=== STATED TASK ===
Can you write out every line from the start of the records below through the line containing "const shannonTickLabels = ['1.6', '2.0', '2.4'];", leaving out any pictures?

=== SUPPLIED DATA ===
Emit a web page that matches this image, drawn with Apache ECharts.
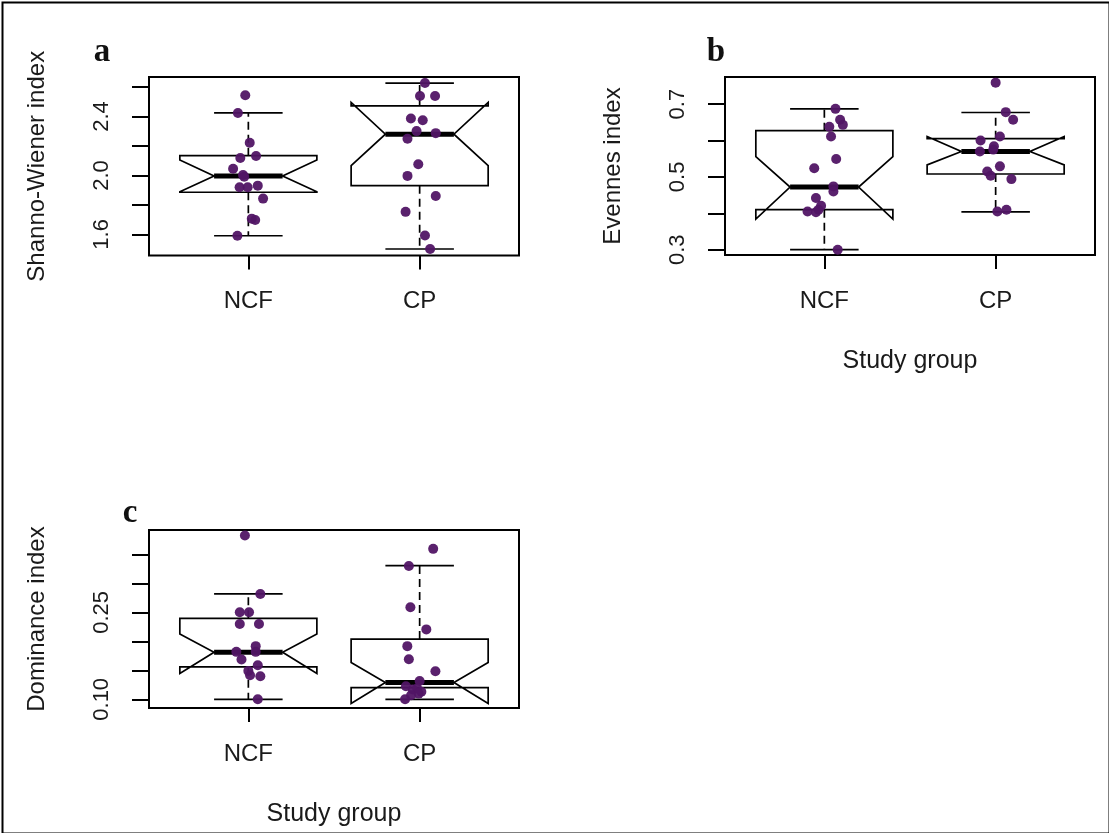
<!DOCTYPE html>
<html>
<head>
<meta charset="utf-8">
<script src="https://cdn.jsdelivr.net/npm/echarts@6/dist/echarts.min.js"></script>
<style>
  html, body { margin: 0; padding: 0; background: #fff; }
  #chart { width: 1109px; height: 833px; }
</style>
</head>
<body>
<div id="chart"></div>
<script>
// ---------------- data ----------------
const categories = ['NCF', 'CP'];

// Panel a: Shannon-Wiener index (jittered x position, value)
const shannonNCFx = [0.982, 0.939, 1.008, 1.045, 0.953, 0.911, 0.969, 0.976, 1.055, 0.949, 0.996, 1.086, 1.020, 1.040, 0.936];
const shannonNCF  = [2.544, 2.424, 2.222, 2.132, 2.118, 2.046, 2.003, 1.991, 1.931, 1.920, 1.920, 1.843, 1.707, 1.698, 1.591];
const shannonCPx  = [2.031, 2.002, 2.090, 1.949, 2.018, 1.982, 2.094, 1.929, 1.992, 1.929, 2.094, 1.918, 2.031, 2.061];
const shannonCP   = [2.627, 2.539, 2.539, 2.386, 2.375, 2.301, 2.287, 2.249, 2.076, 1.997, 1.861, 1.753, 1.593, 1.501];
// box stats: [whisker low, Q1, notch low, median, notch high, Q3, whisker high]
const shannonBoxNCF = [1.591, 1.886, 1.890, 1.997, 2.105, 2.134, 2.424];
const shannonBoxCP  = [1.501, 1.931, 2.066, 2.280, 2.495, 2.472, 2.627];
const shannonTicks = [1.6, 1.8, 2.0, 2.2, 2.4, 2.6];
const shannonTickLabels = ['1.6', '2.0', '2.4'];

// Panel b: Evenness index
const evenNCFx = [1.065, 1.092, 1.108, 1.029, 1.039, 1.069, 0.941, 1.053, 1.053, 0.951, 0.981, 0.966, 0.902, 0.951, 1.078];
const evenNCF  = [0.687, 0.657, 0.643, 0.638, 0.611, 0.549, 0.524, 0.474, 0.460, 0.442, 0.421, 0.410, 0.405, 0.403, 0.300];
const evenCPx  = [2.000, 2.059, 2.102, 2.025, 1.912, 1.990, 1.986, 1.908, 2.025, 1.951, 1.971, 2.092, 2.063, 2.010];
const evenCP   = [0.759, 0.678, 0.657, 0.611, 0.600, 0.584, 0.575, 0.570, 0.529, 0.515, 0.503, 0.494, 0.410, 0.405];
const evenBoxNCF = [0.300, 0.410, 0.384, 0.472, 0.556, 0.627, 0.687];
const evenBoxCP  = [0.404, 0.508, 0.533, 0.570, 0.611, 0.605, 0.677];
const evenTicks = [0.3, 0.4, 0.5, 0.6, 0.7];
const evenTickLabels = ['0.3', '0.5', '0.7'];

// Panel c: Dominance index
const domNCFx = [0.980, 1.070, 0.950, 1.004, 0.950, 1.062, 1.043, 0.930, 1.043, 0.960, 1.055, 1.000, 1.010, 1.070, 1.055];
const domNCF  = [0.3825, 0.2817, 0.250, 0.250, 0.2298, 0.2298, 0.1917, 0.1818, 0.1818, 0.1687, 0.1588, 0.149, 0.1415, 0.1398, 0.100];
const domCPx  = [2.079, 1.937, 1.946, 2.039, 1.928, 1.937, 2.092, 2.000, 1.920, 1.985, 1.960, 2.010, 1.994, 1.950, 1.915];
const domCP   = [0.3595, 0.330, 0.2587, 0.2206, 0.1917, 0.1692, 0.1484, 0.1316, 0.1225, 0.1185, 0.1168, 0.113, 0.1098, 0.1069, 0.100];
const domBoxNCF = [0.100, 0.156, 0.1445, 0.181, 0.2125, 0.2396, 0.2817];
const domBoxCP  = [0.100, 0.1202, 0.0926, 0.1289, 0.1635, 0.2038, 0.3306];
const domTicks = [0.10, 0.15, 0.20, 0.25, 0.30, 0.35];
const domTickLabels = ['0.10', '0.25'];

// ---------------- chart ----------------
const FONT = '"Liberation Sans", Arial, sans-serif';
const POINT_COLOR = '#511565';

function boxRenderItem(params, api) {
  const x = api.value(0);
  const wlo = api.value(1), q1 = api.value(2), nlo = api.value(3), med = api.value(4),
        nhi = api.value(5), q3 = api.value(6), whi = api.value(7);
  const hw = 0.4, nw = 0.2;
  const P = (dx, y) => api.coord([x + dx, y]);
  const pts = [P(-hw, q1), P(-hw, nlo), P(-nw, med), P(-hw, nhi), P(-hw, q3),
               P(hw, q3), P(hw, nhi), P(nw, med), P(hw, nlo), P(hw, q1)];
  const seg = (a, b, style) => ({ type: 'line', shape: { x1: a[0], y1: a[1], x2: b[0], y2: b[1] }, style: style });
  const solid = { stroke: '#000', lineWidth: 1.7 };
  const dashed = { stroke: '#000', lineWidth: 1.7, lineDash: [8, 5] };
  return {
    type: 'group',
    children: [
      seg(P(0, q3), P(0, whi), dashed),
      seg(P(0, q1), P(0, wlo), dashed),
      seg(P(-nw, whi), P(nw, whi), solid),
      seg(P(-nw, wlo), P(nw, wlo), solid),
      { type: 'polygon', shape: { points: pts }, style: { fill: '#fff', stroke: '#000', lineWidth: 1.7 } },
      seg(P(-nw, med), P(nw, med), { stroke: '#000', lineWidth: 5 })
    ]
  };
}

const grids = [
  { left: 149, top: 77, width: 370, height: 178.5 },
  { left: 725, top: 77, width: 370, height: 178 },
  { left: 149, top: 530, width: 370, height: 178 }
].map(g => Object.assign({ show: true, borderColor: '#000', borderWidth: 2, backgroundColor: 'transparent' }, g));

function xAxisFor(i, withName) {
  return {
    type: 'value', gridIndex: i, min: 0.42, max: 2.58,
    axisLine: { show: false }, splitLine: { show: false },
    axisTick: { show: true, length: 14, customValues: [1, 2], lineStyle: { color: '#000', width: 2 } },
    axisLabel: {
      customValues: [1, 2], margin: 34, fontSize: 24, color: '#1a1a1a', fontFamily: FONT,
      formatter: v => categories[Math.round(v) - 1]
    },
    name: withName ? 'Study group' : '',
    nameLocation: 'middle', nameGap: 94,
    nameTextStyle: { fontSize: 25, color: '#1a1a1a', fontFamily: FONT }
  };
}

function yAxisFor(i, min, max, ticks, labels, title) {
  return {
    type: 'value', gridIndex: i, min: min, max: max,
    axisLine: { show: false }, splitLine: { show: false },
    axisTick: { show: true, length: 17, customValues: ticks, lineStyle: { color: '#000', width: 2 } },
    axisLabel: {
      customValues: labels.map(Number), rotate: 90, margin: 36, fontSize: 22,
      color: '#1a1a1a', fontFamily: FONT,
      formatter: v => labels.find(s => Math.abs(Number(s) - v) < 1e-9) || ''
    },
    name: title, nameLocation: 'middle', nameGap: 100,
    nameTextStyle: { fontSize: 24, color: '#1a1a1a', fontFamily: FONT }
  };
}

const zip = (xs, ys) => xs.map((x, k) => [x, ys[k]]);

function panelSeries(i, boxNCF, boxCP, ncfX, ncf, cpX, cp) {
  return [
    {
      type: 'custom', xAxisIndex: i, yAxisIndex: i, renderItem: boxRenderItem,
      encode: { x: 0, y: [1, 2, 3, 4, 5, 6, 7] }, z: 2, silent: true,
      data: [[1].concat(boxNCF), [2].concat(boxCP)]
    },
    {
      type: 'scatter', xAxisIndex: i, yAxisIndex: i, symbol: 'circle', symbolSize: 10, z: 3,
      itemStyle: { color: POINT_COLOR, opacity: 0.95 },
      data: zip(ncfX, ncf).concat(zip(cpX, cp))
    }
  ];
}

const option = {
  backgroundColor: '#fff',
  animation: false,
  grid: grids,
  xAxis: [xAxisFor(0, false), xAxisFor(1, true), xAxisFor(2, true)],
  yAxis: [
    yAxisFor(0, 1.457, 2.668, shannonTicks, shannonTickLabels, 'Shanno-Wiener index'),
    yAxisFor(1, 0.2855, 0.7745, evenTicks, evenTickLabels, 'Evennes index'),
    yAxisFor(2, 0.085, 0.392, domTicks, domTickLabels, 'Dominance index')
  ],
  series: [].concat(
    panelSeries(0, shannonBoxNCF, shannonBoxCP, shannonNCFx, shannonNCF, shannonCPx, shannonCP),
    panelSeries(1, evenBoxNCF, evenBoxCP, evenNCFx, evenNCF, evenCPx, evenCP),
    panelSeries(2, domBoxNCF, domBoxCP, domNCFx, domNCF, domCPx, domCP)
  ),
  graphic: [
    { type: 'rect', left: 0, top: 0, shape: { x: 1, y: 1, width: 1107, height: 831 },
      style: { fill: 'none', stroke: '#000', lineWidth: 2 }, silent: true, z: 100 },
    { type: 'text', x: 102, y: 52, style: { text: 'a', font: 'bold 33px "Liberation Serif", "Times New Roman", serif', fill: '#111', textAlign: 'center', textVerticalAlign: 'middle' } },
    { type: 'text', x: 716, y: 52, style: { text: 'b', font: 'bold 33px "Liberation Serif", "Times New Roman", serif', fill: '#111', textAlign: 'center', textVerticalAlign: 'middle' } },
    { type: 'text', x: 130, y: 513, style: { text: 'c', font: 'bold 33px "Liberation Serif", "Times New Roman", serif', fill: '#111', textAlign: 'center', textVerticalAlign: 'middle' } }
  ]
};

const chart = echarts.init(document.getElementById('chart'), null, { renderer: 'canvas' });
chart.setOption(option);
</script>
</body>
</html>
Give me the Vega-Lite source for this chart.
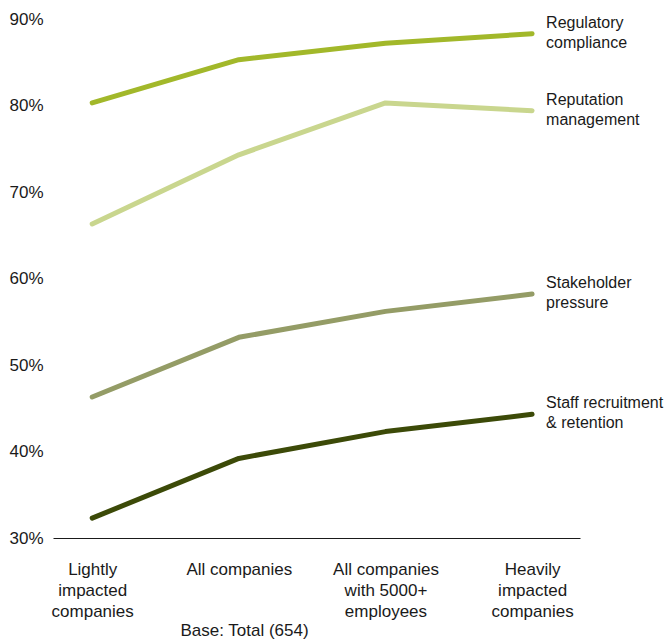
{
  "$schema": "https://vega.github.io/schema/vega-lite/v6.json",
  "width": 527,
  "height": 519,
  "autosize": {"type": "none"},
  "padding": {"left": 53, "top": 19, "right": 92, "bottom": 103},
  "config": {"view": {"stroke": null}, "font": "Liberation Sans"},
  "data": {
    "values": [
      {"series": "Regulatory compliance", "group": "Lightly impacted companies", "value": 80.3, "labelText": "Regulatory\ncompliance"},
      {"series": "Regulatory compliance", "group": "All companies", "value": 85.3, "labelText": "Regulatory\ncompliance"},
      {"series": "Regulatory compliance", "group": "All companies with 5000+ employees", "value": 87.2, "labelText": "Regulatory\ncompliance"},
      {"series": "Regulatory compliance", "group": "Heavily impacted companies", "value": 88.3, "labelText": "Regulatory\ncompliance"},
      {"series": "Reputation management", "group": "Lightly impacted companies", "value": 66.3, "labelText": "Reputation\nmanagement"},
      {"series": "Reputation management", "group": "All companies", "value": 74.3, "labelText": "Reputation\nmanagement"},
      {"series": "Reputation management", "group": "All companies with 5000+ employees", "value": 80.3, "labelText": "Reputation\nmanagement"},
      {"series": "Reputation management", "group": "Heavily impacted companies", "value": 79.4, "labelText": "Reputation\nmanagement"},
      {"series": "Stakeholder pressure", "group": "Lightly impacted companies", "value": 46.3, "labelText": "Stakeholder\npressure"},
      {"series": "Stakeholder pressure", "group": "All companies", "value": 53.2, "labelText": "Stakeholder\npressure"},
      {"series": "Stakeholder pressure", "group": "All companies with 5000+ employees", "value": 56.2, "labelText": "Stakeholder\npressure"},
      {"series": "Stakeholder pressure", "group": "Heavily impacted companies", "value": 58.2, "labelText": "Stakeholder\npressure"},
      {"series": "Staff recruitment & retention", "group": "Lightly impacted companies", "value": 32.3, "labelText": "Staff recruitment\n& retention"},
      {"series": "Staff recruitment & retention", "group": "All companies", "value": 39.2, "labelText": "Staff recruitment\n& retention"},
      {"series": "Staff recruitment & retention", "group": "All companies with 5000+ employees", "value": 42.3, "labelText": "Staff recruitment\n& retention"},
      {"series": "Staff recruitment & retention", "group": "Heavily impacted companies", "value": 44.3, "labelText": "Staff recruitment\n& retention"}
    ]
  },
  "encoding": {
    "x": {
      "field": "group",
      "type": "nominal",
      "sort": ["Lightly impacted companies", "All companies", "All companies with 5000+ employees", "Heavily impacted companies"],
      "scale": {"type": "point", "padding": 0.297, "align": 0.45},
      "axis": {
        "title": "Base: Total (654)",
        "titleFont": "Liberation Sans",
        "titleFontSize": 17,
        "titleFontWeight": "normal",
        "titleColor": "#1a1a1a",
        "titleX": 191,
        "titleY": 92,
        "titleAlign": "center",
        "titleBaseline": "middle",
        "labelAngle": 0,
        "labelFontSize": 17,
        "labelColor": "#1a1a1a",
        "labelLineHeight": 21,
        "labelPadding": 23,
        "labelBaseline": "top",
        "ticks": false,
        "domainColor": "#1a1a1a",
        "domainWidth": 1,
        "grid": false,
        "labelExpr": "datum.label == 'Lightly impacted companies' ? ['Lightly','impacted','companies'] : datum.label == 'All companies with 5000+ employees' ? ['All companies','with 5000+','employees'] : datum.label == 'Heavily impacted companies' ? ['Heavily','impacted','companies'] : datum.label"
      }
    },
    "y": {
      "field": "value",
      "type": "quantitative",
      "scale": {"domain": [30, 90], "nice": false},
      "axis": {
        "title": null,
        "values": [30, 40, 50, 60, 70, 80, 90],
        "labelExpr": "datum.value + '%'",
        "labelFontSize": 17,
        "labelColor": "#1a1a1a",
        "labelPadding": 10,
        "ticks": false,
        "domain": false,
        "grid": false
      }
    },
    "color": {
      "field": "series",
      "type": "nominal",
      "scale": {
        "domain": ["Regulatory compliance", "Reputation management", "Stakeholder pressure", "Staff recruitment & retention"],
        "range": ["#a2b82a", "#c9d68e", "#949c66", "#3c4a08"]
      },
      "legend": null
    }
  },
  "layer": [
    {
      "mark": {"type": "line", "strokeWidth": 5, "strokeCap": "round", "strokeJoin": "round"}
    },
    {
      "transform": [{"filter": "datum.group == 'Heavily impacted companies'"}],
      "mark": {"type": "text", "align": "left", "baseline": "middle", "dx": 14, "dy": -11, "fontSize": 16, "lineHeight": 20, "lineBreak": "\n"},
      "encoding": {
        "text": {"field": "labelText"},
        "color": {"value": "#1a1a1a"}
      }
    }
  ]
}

=== EXERCISE SOLUTION ===
Emit a web page that matches this image, drawn with Apache ECharts.
<!DOCTYPE html>
<html>
<head>
<meta charset="utf-8">
<script src="https://cdn.jsdelivr.net/npm/echarts@6/dist/echarts.min.js"></script>
<style>
  html, body { margin: 0; padding: 0; background: #fff; }
  #chart { width: 1109px; height: 833px; }
</style>
</head>
<body>
<div id="chart"></div>
<script>
// ---------------- data ----------------
const categories = ['NCF', 'CP'];

// Panel a: Shannon-Wiener index (jittered x position, value)
const shannonNCFx = [0.982, 0.939, 1.008, 1.045, 0.953, 0.911, 0.969, 0.976, 1.055, 0.949, 0.996, 1.086, 1.020, 1.040, 0.936];
const shannonNCF  = [2.544, 2.424, 2.222, 2.132, 2.118, 2.046, 2.003, 1.991, 1.931, 1.920, 1.920, 1.843, 1.707, 1.698, 1.591];
const shannonCPx  = [2.031, 2.002, 2.090, 1.949, 2.018, 1.982, 2.094, 1.929, 1.992, 1.929, 2.094, 1.918, 2.031, 2.061];
const shannonCP   = [2.627, 2.539, 2.539, 2.386, 2.375, 2.301, 2.287, 2.249, 2.076, 1.997, 1.861, 1.753, 1.593, 1.501];
// box stats: [whisker low, Q1, notch low, median, notch high, Q3, whisker high]
const shannonBoxNCF = [1.591, 1.886, 1.890, 1.997, 2.105, 2.134, 2.424];
const shannonBoxCP  = [1.501, 1.931, 2.066, 2.280, 2.495, 2.472, 2.627];
const shannonTicks = [1.6, 1.8, 2.0, 2.2, 2.4, 2.6];
const shannonTickLabels = ['1.6', '2.0', '2.4'];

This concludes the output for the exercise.